To declare a function inline, use the inline keyword in its declaration, like this:

inline int
inc (int *a)
{
  (*a)++;
}

(If you are using the -traditional option or the -ansi option, write __inline__ instead of inline.) You can also make all “simple enough” functions inline with the command-line option -finline-functions. The compiler heuristically decides which functions are simple enough to be worth integrating in this way, based on an estimate of the function’s size.

Note: The inline keyword will only be recognized with -finline or optimizations enabled.

Certain usages in a function definition can make it unsuitable for inline substitution. Among these usages are: use of varargs, use of alloca, use of variable-sized data, use of computed goto and use of nonlocal goto.

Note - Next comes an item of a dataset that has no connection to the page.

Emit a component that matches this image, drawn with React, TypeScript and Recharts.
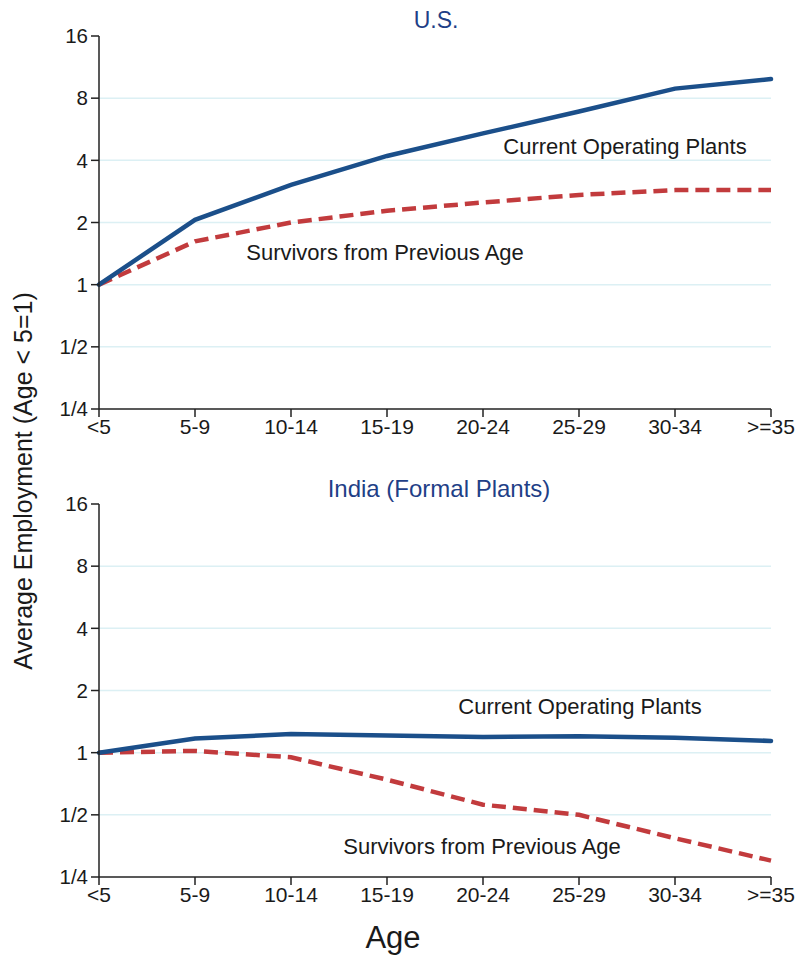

Using the command-line option -Winline will warn when a function marked inline could not be substituted, and will give the reason for the failure.

In compiler syntax, the inline keyword does not affect the linkage of the function.

When a function is both inline and static, if all calls to the function are integrated into the caller and the function’s address is never used, then the function’s own assembler code is never referenced. In this case, the compiler does not actually output assembler code for the function, unless you specify the command-line option -fkeep-inline-functions. Some calls cannot be integrated for various reasons (in particular, calls that precede the function’s definition cannot be integrated and neither can recursive calls within the definition). If there is a non-integrated call, then the function is compiled to assembler code as usual. The function must also be compiled as usual if the program refers to its address, because that can’t be inlined. The compiler will only eliminate inline functions if they are declared to be static and if the function definition precedes all uses of the function.

When an inline function is not static, then the compiler must assume that there may be calls from other source files. Since a global symbol can be defined only once in any program, the function must not be defined in the other source files, so the calls therein cannot be integrated. Therefore, a non-static inline function is always compiled on its own in the usual fashion.

If you specify both inline and extern in the function definition, then the definition is used only for inlining. In no case is the function compiled on its own, not even if you refer to its address explicitly. Such an address becomes an external reference, as if you had only declared the function and had not defined it.

This combination of inline and extern has a similar effect to a macro. Put a function definition in a header file with these keywords and put another copy of the definition (lacking inline and extern) in a library file. The definition in the header file will cause most calls to the function to be inlined. If any uses of the function remain, they will refer to the single copy in the library.

Inline, like regular, is a suggestion and may be ignored.